We reviewed patient background, the situation for head trauma of 62 cases (7.1%) accompanied with organic lesion out of 877 skiing head injury patients for 1995/96 – 2003/04 seasons. The patient ages were 7 – 64 years old, an average of 29.7 ± 13.1 years old. They were male 43, female 19 in gender. 62 lesions (62 cases) consisted of cranio-facial fracture 29, brain contusion 10, acute subdural hematoma 8, subarachnoid hemorrhage 5, maxillary sinus hematoma 5, epidural hematoma 3, intracerebral hemorrhage 2.
The predominant features of ski-related severe head injury: Intermediate skier hit a forehead (p<0.0001) significantly by collision at a middle slope about cranio-facial fracture.

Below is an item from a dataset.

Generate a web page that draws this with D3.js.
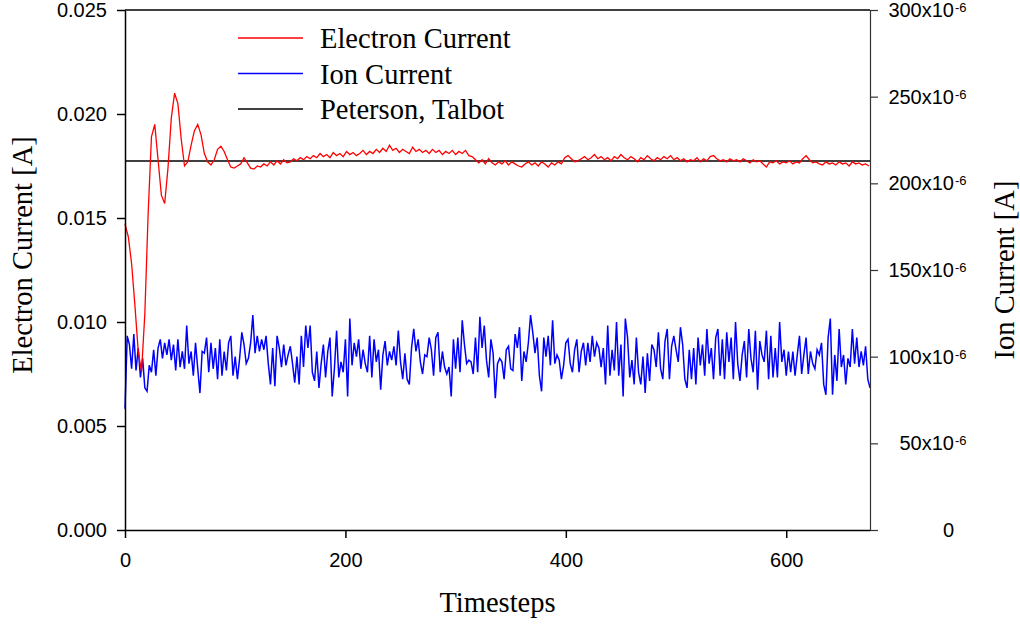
<!DOCTYPE html>
<html>
<head>
<meta charset="utf-8">
<script src="https://cdn.jsdelivr.net/npm/d3@7"></script>
<style>
  body { margin: 0; background: #fff; }
  svg { display: block; }
</style>
</head>
<body>
<div id="chart"></div>
<script>
// electron current, read every 3 timesteps (mA)
const electronStep = 3;
const electronCurrent = [
  14.7, 14.1, 12.8, 10.8, 8.6, 7.6, 10.4, 15.2, 18.9, 19.5,
  17.8, 16.1, 15.7, 17.4, 19.8, 21.0, 20.5, 18.8, 17.5, 17.7,
  18.5, 19.2, 19.5, 19.0, 18.1, 17.7, 17.55, 17.8, 18.3, 18.45,
  18.2, 17.8, 17.45, 17.4, 17.5, 17.6, 17.9, 17.65, 17.4, 17.35,
  17.5,
  17.45, 17.6, 17.5, 17.7, 17.55, 17.75, 17.6, 17.8, 17.65, 17.7,
  17.85, 17.75, 17.9, 17.8, 17.95, 17.85, 18.0, 17.9, 18.1, 17.95,
  18.05, 17.9, 18.15, 18.0, 18.1, 17.95, 18.2, 18.05, 18.15, 18.0,
  18.1, 18.25, 18.05, 18.2, 18.1, 18.3, 18.15, 18.35, 18.2, 18.5,
  18.25, 18.35, 18.15, 18.3, 18.2, 18.1, 18.4, 18.2, 18.3, 18.15, 18.25, 18.1, 18.3,
  18.15, 18.25, 18.05, 18.2, 18.1, 18.25, 18.05, 18.2, 18.1, 18.25, 18.0, 17.95, 17.8,
  17.65, 17.8, 17.6, 17.85, 17.65, 17.55, 17.7, 17.6, 17.75, 17.55, 17.7, 17.6, 17.5, 17.45,
  17.6, 17.7, 17.55, 17.65, 17.5, 17.7, 17.6, 17.45, 17.65, 17.55, 17.7, 17.6, 17.9, 18.0, 17.85, 17.7, 17.75,
  17.85, 17.95, 17.8, 17.9, 18.05, 17.85, 17.95, 17.8, 17.9, 17.75,
  17.95, 17.85, 18.05, 17.9, 17.8, 17.95, 17.85, 17.7, 17.9, 17.8,
  18.0, 17.85, 17.75, 17.9, 17.8, 17.95, 17.85, 18.0, 17.8, 17.9,
  17.75, 17.85, 17.7, 17.8, 17.75, 17.9, 17.7, 17.85, 17.75, 17.95,
  18.0, 17.85, 17.75, 17.8, 17.7, 17.85, 17.75, 17.8, 17.7, 17.85,
  17.75, 17.65, 17.8, 17.7, 17.75,
  17.6, 17.45, 17.7, 17.65, 17.75, 17.6, 17.7, 17.65, 17.75, 17.6,
  17.7, 17.65, 17.85, 18.0, 17.8, 17.65, 17.7, 17.6, 17.55, 17.7,
  17.6, 17.65, 17.55, 17.7, 17.6, 17.65, 17.5, 17.7, 17.6, 17.65,
  17.55, 17.6, 17.5
];

// ion current, read every 2 timesteps (uA)
const ionStep = 2;
const ionCurrent = [
  70, 112, 107, 93, 113, 92, 105, 88, 99, 82,
  80, 95, 91, 104, 89, 105, 110, 99, 108, 101,
  110, 98, 107, 92, 110, 94, 103, 93, 118, 96,
  103, 89, 108, 93, 79, 103, 102, 111, 91, 108,
  93, 105, 87, 110, 89, 103, 92, 108, 112, 89,
  100, 87, 99, 114, 107, 96, 99, 108, 124, 102,
  112, 103, 110, 104, 112, 96, 84, 105, 83, 112,
  105, 94, 107, 95, 101, 106, 96, 85, 100, 84,
  112, 94, 118, 105,
  118, 91, 86, 103, 82, 96, 107, 88, 103, 111,
  77, 93, 115, 88, 97, 91, 110, 77, 122, 95,
  108, 100, 110, 93, 104, 96, 91, 112, 88, 110,
  97, 104, 81, 101, 109, 95, 103, 98, 106, 95,
  115, 97, 87, 102, 87, 84, 105, 116, 103, 110,
  97, 90, 101, 100, 111, 104, 89, 111, 114, 91,
  103, 94, 90, 94, 77, 110, 93, 111, 91, 121,
  107, 96, 98, 97, 90, 111, 91, 123, 105, 118,
  98, 88, 110, 102, 76, 96,
  99, 97, 87, 104, 106, 93, 92, 113, 105, 117,
  86, 103, 97, 108, 124, 114, 102, 111, 89, 80,
  111, 100, 112, 95, 121, 96, 101, 98, 87, 95,
  108, 110, 96, 91, 104, 110, 91, 103, 108, 95,
  108, 97, 112, 100, 108, 105, 94, 105, 84, 118,
  89, 104, 92, 120, 89, 107, 77, 122, 111, 88,
  98, 84, 111, 91, 84, 100, 79, 102, 86, 107,
  104, 94, 114, 93, 87, 109, 116, 87, 106, 112,
  104, 97, 117, 107, 87,
  82, 104, 87, 105, 84, 111, 95, 107, 89, 116,
  96, 105, 87, 111, 116, 89, 110, 87, 114, 97,
  111, 87, 120, 96, 86, 101, 109, 88, 116, 99,
  91, 115, 81, 109, 101, 97, 115, 87, 112, 88,
  105, 88, 120, 97, 104, 89, 103, 91, 103, 89,
  101, 112, 90, 101, 111, 90, 103, 96, 93, 104,
  101, 108, 84, 78, 111, 122, 78, 101, 86, 116,
  94, 101, 84, 99, 94, 116, 96, 111, 94, 103,
  95, 106, 87, 82
];

// Peterson, Talbot reference (A)
const petersonTalbot = 0.01774;
const timeExtent = [0, 676];

const xTicks = [0, 200, 400, 600];
const leftTicks = [0, 0.005, 0.010, 0.015, 0.020, 0.025];
const rightTicks = [0, 50, 100, 150, 200, 250, 300];

const legendItems = [
  {label: "Electron Current", color: "#ff0000"},
  {label: "Ion Current", color: "#0000ff"},
  {label: "Peterson, Talbot", color: "#000000"}
];

const electronData = electronCurrent.map((v, i) => [i * electronStep, v / 1000]);
const ionData = ionCurrent.map((v, i) => [i * ionStep, v]);
const refData = timeExtent.map(t => [t, petersonTalbot]);

const W = 1020, H = 629;
const margin = {top: 10, right: 150, bottom: 99, left: 125};
const width = 870 - margin.left;
const height = 530 - margin.top;

const svg = d3.select("#chart").append("svg")
    .attr("width", W)
    .attr("height", H);

const g = svg.append("g")
    .attr("transform", `translate(${margin.left},${margin.top})`);

const x = d3.scaleLinear().domain(timeExtent).range([0, width]);
const yL = d3.scaleLinear().domain([0, 0.025]).range([height, 0]);
const yR = d3.scaleLinear().domain([0, 300]).range([height, 0]);

const numFont = "'Liberation Sans', Arial, sans-serif";
const serifFont = "'Liberation Serif', 'Times New Roman', serif";
const serifSize = "28.5px";

// top frame line
g.append("line")
    .attr("x1", 0).attr("x2", width)
    .attr("y1", 0).attr("y2", 0)
    .attr("stroke", "#000").attr("stroke-width", 1.5);

// series
g.append("path")
    .datum(refData)
    .attr("fill", "none")
    .attr("stroke", "#000")
    .attr("stroke-width", 1.5)
    .attr("d", d3.line().x(d => x(d[0])).y(d => yL(d[1])));

g.append("path")
    .datum(ionData)
    .attr("fill", "none")
    .attr("stroke", "#0000ff")
    .attr("stroke-width", 1.5)
    .attr("d", d3.line().x(d => x(d[0])).y(d => yR(d[1])));

g.append("path")
    .datum(electronData)
    .attr("fill", "none")
    .attr("stroke", "#ff0000")
    .attr("stroke-width", 1.3)
    .attr("d", d3.line().x(d => x(d[0])).y(d => yL(d[1])));

// axes
const xAxis = g.append("g")
    .attr("transform", `translate(0,${height})`)
    .call(d3.axisBottom(x).tickValues(xTicks).tickSize(8).tickSizeOuter(0).tickPadding(15));

const leftAxis = g.append("g")
    .call(d3.axisLeft(yL).tickValues(leftTicks).tickSize(8).tickSizeOuter(0)
      .tickPadding(10).tickFormat(d3.format(".3f")));

const rightAxis = g.append("g")
    .attr("transform", `translate(${width},0)`)
    .call(d3.axisRight(yR).tickValues(rightTicks).tickSize(8).tickSizeOuter(0).tickFormat(""));

[xAxis, leftAxis].forEach(a => {
  a.selectAll("text").style("font-family", numFont).style("font-size", "20px").attr("fill", "#000");
  a.selectAll("path, line").attr("stroke", "#000").attr("stroke-width", 1.5);
});
rightAxis.selectAll("path, line").attr("stroke", "#333").attr("stroke-width", 1.2);

// right tick labels: 300x10^-6 style
const rLab = rightAxis.selectAll(".rlab")
    .data(rightTicks)
    .join("g")
    .attr("class", "rlab")
    .attr("fill", "#000")
    .attr("transform", d => `translate(84,${yR(d)})`);
rLab.append("text")
    .attr("text-anchor", "end")
    .attr("dy", 7)
    .style("font-family", numFont)
    .style("font-size", "20px")
    .text(d => d === 0 ? "0" : d + "x10");
rLab.filter(d => d !== 0).append("text")
    .attr("x", 1)
    .attr("dy", 2)
    .style("font-family", numFont)
    .style("font-size", "13px")
    .text("-6");

// axis titles
svg.append("text")
    .attr("transform", `translate(32,${margin.top + height / 2 - 15}) rotate(-90)`)
    .attr("text-anchor", "middle")
    .style("font-family", serifFont)
    .style("font-size", serifSize)
    .text("Electron Current [A]");

svg.append("text")
    .attr("transform", `translate(1014,${margin.top + height / 2}) rotate(-90)`)
    .attr("text-anchor", "middle")
    .style("font-family", serifFont)
    .style("font-size", serifSize)
    .text("Ion Current [A]");

svg.append("text")
    .attr("x", margin.left + width / 2)
    .attr("y", 612)
    .attr("text-anchor", "middle")
    .style("font-family", serifFont)
    .style("font-size", serifSize)
    .text("Timesteps");

// legend
const legend = svg.append("g").attr("transform", "translate(238,38)");
const li = legend.selectAll("g")
    .data(legendItems)
    .join("g")
    .attr("transform", (d, i) => `translate(0,${i * 35.5})`);
li.append("line")
    .attr("x1", 0).attr("x2", 65)
    .attr("stroke", d => d.color)
    .attr("stroke-width", 1.5);
li.append("text")
    .attr("x", 82)
    .attr("y", 10)
    .style("font-family", serifFont)
    .style("font-size", serifSize)
    .text(d => d.label);
</script>
</body>
</html>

Brain contusion was a similar tendency, but merged amnesia (p=0.004) significantly. Intermediate skier was accompanied with amnesia (p=0.0241) in fall about acute subdural hematoma, there were significantly much temporal lesion (p=0.0397) or missing lesion (p=0.0243) on head impact site. A craniotomy was performed in subdural hematomas 5, epidural hematoma one case, and outcomes of the former was SD 1, VS 2, D 2, and the latter was G. Fall cases were not accompanied with brain contusion and collision cases were accompanied with brain contusion in acute subdural hematoma cases.
These results suggest linear impact occurs in a collision injury, rotatory force occurs during a fall injury. Improvement of a manner is desirable for prevention of collision.